Saturday, November 17, 2012

106, 107, 108. The Colemans

I have four (well, three*) students in my dissertation appendix named "Coleman":
H. Coleman who was only at the school in late 1818, right before the school was sold.

Louisiana Coleman, of Richmond VA, who attended for both sessions of 1817 and may have had a "John W. Pleasants" attached to her account.

Margaret M. Coleman attended both sessions of 1813, and was connected to a Col. H. E. Coleman.

Maria Coleman attended for six sessions, mid-1815 through mid-1818, and was also connected to a Col. H. E. Coleman. 
 *(It turns out that H. Coleman is really Maria Coleman again--see below.)

The main mentions of these Colemans in the Mordecai papers seems to be in the ledger:  Col. Coleman paying for music and French in July 1813 (so that's for Margaret),  "John W. Pleasants for Miss Coleman" in January 1817 (so that's Louisiana), "Col H E Coleman, Miss Maria" in January 1818, etc.  There was a bill paid to a shoemaker, for boots for a group of girls including "M Coleman," in March 1818.   The family also knew a Dr. Coleman in Warrenton, who may have been kin to these girls, but there are no mentions of daughters or nieces of his at the school.

Louisiana Coleman's unusual first name makes her a good place to start.  Louisiana Coleman (1804-1883) was the youngest daughter of Maj. Samuel Coleman (1755-1811) and Susannah Pleasants Storrs, of Henrico County, Virginia.  Her unusual first name was part of her family's pattern--she had among her older sisters "Araminta" and "Emmeline."  Her father died in 1811, so the John W. Pleasants who covered her bills might have been a maternal relative.  She married John Newton Gordon (1793-1870) in 1823, and they had eight children who all lived to adulthood:  Susanna, James, Amelia, Mary, Maria, Ann, John, and Edward (guess she didn't inherit her parents' fancy for offbeat names.)

Col. Henry Embry Coleman (1768-1837) turns out to have been a prominent figure.  Among other roles, he was on the jury that tried Aaron Burr for treason in Richmond in 1807.  His house, Woodlawn, was in Halifax County on the Staunton River, near John Randolph's plantation.  He and Anne "Nancy" Gordon (d. 1824; not a sister to the John Newton Gordon above, but maybe not a distant relative either) married in 1795, had twelve children; their eldest daughter Elizabeth married Charles Baskerville, whose sisters Mary and Ann Baskerville attended the Mordecai school.
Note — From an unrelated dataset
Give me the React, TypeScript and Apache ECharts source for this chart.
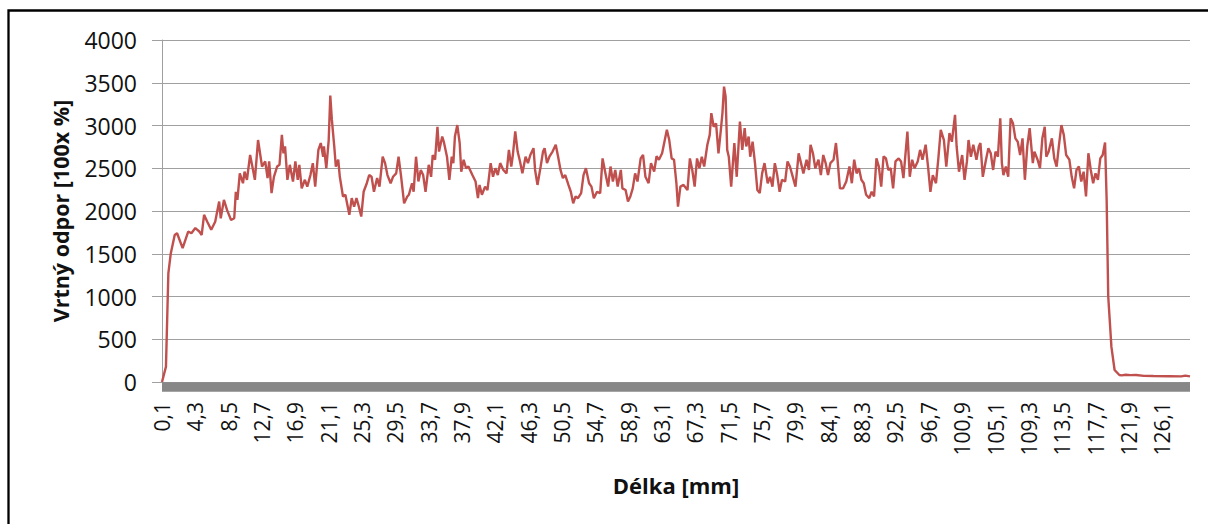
import React, { useEffect, useRef } from "react";
import * as echarts from "echarts";

// Category axis: drilling depth every 0.1 mm from 0.1 to 129.6 mm
const X_START_MM = 0.1;
const X_STEP_MM = 0.1;
const X_COUNT = 1296;
const CATEGORIES: string[] = Array.from({ length: X_COUNT }, (_, i) =>
  (X_START_MM + i * X_STEP_MM).toFixed(1).replace(".", ",")
);

// Read-off positions (mm) and drilling resistance values
const POS_MM: number[] = [
  0.1, 0.6, 0.9, 1.2, 1.7, 2.0, 2.7, 3.4, 3.8, 4.3, 4.8, 5.1, 5.4, 5.8, 6.3, 6.8, 7.3, 7.5, 7.9, 8.3,
  8.8, 9.2, 9.4, 9.6, 9.9, 10.3, 10.5, 10.8, 11.2, 11.4, 11.8, 12.2, 12.7, 13.1, 13.4, 13.6, 13.9, 14.2, 14.6, 14.9,
  15.2, 15.4, 15.6, 15.9, 16.2, 16.6, 16.9, 17.2, 17.4, 17.7, 18.1, 18.4, 18.8, 19.1, 19.4, 19.8, 20.1, 20.4, 20.5, 20.8,
  21.1, 21.3, 21.5, 21.8, 22.0, 22.3, 22.5, 22.9, 23.2, 23.5, 23.7, 24.0, 24.3, 24.6, 24.9, 25.2, 25.5, 25.9, 26.2, 26.5,
  26.8, 27.2, 27.5, 27.9, 28.2, 28.5, 28.9, 29.2, 29.6, 29.9, 30.2, 30.6, 31.0, 31.2, 31.6, 31.8, 32.1, 32.4, 32.7, 33.0,
  33.3, 33.7, 34.0, 34.2, 34.5, 34.8, 35.0, 35.4, 35.6, 36.0, 36.3, 36.6, 36.8, 37.0, 37.3, 37.6, 37.8, 38.1, 38.4, 38.7,
  39.2, 39.6, 39.9, 40.1, 40.4, 40.8, 41.1, 41.5, 41.8, 42.1, 42.4, 42.7, 43.1, 43.5, 43.8, 44.1, 44.3, 44.6, 44.9, 45.2,
  45.5, 45.9, 46.2, 46.5, 46.9, 47.1, 47.4, 47.8, 48.1, 48.3, 48.6, 48.9, 49.3, 49.7, 50.0, 50.3, 50.6, 50.9, 51.3, 51.6,
  51.9, 52.2, 52.5, 52.9, 53.2, 53.5, 53.9, 54.2, 54.5, 54.9, 55.3, 55.6, 56.0, 56.3, 56.6, 56.9, 57.2, 57.5, 57.9, 58.1,
  58.5, 58.8, 59.1, 59.4, 59.7, 60.0, 60.4, 60.7, 61.0, 61.4, 61.7, 62.1, 62.4, 62.7, 63.1, 63.7, 64.0, 64.3, 64.6, 64.9,
  65.1, 65.4, 65.8, 66.3, 66.6, 66.9, 67.2, 67.5, 67.8, 68.1, 68.4, 68.8, 69.1, 69.3, 69.6, 69.9, 70.2, 70.5, 70.7, 70.9,
  71.1, 71.3, 71.5, 71.8, 72.2, 72.5, 72.9, 73.2, 73.5, 73.7, 74.0, 74.2, 74.5, 74.8, 75.1, 75.4, 75.7, 76.0, 76.4, 76.7,
  77.0, 77.3, 77.6, 77.9, 78.2, 78.6, 78.9, 79.2, 79.5, 79.9, 80.3, 80.6, 80.9, 81.3, 81.6, 81.8, 82.1, 82.4, 82.8, 83.1,
  83.4, 83.7, 84.0, 84.3, 84.7, 85.0, 85.2, 85.5, 85.9, 86.3, 86.7, 87.0, 87.3, 87.6, 87.9, 88.2, 88.5, 88.8, 89.2, 89.5,
  89.8, 90.1, 90.4, 90.7, 91.0, 91.3, 91.6, 91.9, 92.2, 92.5, 92.9, 93.2, 93.5, 94.0, 94.3, 94.6, 94.9, 95.3, 95.6, 95.9,
  96.3, 96.6, 96.9, 97.2, 97.6, 97.9, 98.2, 98.6, 98.9, 99.3, 99.6, 100.0, 100.2, 100.5, 100.9, 101.2, 101.5, 101.7, 102.0, 102.3,
  102.7, 103.0, 103.2, 103.5, 103.9, 104.2, 104.5, 104.8, 105.1, 105.4, 105.7, 105.9, 106.1, 106.4, 106.7, 107.0, 107.3, 107.6, 107.9, 108.2,
  108.5, 108.8, 109.1, 109.4, 109.8, 110.0, 110.4, 110.7, 111.0, 111.3, 111.5, 111.8, 112.2, 112.5, 112.8, 113.1, 113.4, 113.7, 114.0, 114.4,
  114.7, 115.0, 115.3, 115.6, 115.9, 116.2, 116.5, 116.8, 117.1, 117.4, 117.7, 118.0, 118.3, 118.6, 118.9, 119.1, 119.3, 119.7, 120.1, 120.7,
  121.0, 121.5, 122.1, 122.8, 123.8, 125.0, 127.0, 128.5, 129.0, 129.6,
];

const VALUES: number[] = [
  0, 180, 1270, 1500, 1720, 1740, 1565, 1760, 1740, 1800, 1760, 1720, 1955, 1875, 1780, 1875, 2110, 1915, 2130, 2010,
  1895, 1915, 2225, 2130, 2440, 2325, 2460, 2365, 2655, 2560, 2365, 2830, 2520, 2580, 2385, 2580, 2210, 2400, 2520, 2540,
  2890, 2675, 2755, 2365, 2540, 2345, 2580, 2365, 2540, 2265, 2365, 2285, 2420, 2560, 2285, 2715, 2795, 2635, 2755, 2500,
  2830, 3350, 3065, 2755, 2520, 2600, 2400, 2170, 2190, 2050, 1955, 2150, 2050, 2150, 2050, 1935, 2225, 2325, 2420, 2400,
  2225, 2385, 2285, 2635, 2560, 2420, 2325, 2400, 2440, 2635, 2420, 2090, 2170, 2190, 2325, 2225, 2635, 2345, 2480, 2420,
  2225, 2540, 2400, 2655, 2600, 2985, 2695, 2870, 2810, 2635, 2365, 2635, 2560, 2870, 3005, 2795, 2460, 2600, 2500, 2520,
  2420, 2345, 2150, 2305, 2190, 2285, 2245, 2560, 2400, 2500, 2420, 2560, 2480, 2440, 2715, 2520, 2655, 2930, 2695, 2580,
  2440, 2635, 2560, 2655, 2735, 2480, 2305, 2520, 2695, 2735, 2560, 2635, 2695, 2775, 2635, 2480, 2385, 2420, 2305, 2225,
  2090, 2170, 2150, 2210, 2420, 2500, 2325, 2285, 2150, 2225, 2210, 2615, 2420, 2285, 2520, 2345, 2480, 2285, 2480, 2265,
  2245, 2110, 2170, 2265, 2440, 2345, 2615, 2655, 2400, 2325, 2560, 2460, 2640, 2600, 2676, 2950, 2830, 2615, 2600, 2325,
  2050, 2285, 2305, 2245, 2615, 2480, 2285, 2615, 2500, 2635, 2520, 2775, 2890, 3145, 2985, 3025, 2675, 2950, 3145, 3455,
  3340, 2715, 2635, 2285, 2795, 2400, 3045, 2715, 2970, 2755, 2870, 2635, 2810, 2560, 2245, 2210, 2440, 2560, 2325, 2400,
  2285, 2560, 2420, 2225, 2365, 2345, 2580, 2520, 2420, 2285, 2675, 2560, 2440, 2600, 2480, 2775, 2675, 2500, 2600, 2420,
  2655, 2560, 2420, 2560, 2600, 2795, 2600, 2265, 2265, 2345, 2520, 2325, 2600, 2440, 2500, 2365, 2325, 2190, 2150, 2225,
  2170, 2615, 2520, 2285, 2640, 2615, 2480, 2500, 2265, 2580, 2615, 2580, 2385, 2930, 2400, 2600, 2500, 2580, 2715, 2600,
  2775, 2520, 2225, 2420, 2325, 2615, 2950, 2830, 2520, 2910, 2810, 3125, 2755, 2460, 2655, 2365, 2580, 2830, 2635, 2775,
  2600, 2755, 2795, 2400, 2600, 2735, 2675, 2480, 2695, 2635, 3085, 2560, 2420, 2520, 2400, 3085, 3025, 2850, 2810, 2655,
  2850, 2365, 2755, 2970, 2560, 2695, 2600, 2500, 2850, 2985, 2635, 2695, 2850, 2615, 2520, 2775, 3005, 2890, 2655, 2600,
  2400, 2265, 2480, 2520, 2345, 2460, 2170, 2675, 2480, 2325, 2440, 2365, 2615, 2655, 2800, 2130, 1000, 410, 140, 82,
  78, 85, 80, 82, 72, 70, 68, 66, 75, 65,
];

const Y_MIN = 0;
const Y_MAX = 4000;
const Y_STEP = 500;

export default function App() {
  const ref = useRef<HTMLDivElement>(null);

  useEffect(() => {
    if (!ref.current) return;
    const chart = echarts.init(ref.current, undefined, { renderer: "svg" });
    const seriesData = POS_MM.map((mm, i) => [
      Math.round((mm - X_START_MM) / X_STEP_MM),
      VALUES[i],
    ]);
    const grid = "#A0A0A0";
    chart.setOption({
      animation: false,
      backgroundColor: "#ffffff",
      grid: { left: 162, right: 18, top: 40, bottom: 142, containLabel: false },
      xAxis: [
        {
          type: "category",
          data: CATEGORIES,
          boundaryGap: false,
          position: "bottom",
          axisLine: { show: false },
          axisTick: { show: false },
          splitLine: { show: false },
          axisLabel: {
            interval: 41,
            rotate: 90,
            margin: 20,
            fontSize: 21,
            fontFamily: "Open Sans",
            color: "#111",
          },
          name: "Délka [mm]",
          nameLocation: "middle",
          nameGap: 92,
          nameTextStyle: {
            fontFamily: "Open Sans",
            fontWeight: "bold",
            fontSize: 22,
            color: "#111",
          },
        },
        {
          type: "value",
          min: 0,
          max: 1,
          position: "bottom",
          offset: 4.75,
          axisLine: {
            show: true,
            onZero: false,
            lineStyle: { color: "#878787", width: 9.5, cap: "butt" },
          },
          axisTick: { show: false },
          axisLabel: { show: false },
          splitLine: { show: false },
        },
      ],
      yAxis: {
        type: "value",
        min: Y_MIN,
        max: Y_MAX,
        interval: Y_STEP,
        axisLine: { show: true, lineStyle: { color: grid, width: 1 } },
        axisTick: { show: true, length: 10, lineStyle: { color: grid, width: 1 } },
        splitLine: { show: true, lineStyle: { color: grid, width: 1 } },
        axisLabel: {
          margin: 25,
          fontSize: 23,
          fontFamily: "Open Sans",
          color: "#111",
          formatter: (v: number) => String(v),
        },
        name: "Vrtný odpor [100x %]",
        nameLocation: "middle",
        nameGap: 91,
        nameTextStyle: {
          fontFamily: "Open Sans",
          fontWeight: "bold",
          fontSize: 21.5,
          color: "#111",
        },
      },
      graphic: [
        {
          type: "rect",
          shape: { x: 8.5, y: 10.5, width: 1400, height: 800 },
          style: { fill: "none", stroke: "#000", lineWidth: 2.3 },
          silent: true,
        },
      ],
      series: [
        {
          type: "line",
          xAxisIndex: 0,
          data: seriesData,
          showSymbol: false,
          symbol: "none",
          lineStyle: { color: "#C0504D", width: 2.4 },
          itemStyle: { color: "#C0504D" },
          z: 5,
        },
      ],
    });
    return () => chart.dispose();
  }, []);

  return (
    <div
      ref={ref}
      style={{ position: "absolute", left: 0, top: 0, width: 1208, height: 524 }}
    />
  );
}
Second daughter Margaret Murray Coleman (1798-1869) was probably the Mordecai student Margaret M. Coleman.   She was fourteen when she arrived at the Mordecai school for a year of education.  She married in 1821 to Richard Logan (1792-1869) of Halifax County, a lawyer and member of the Virginia legislature.  They had seven children; Margaret's son Richard died at Gettysburg.  She died just six months after becoming a widow, and is buried in Halifax County

Henrietta Maria Coleman
was the fifth child, third daughter in the family--so "H. Coleman" and "Maria Coleman" in the rolls were, indeed, very likely the same person.  She was born 1803, attended the school from 1815-1818 (ages 11-15), and married in 1834, to Rev. John Thomas Clark of Halifax County.  They lived at Chester VA (this house seems to have been Rev. John's), and had three children.  She died in 1844, age 40.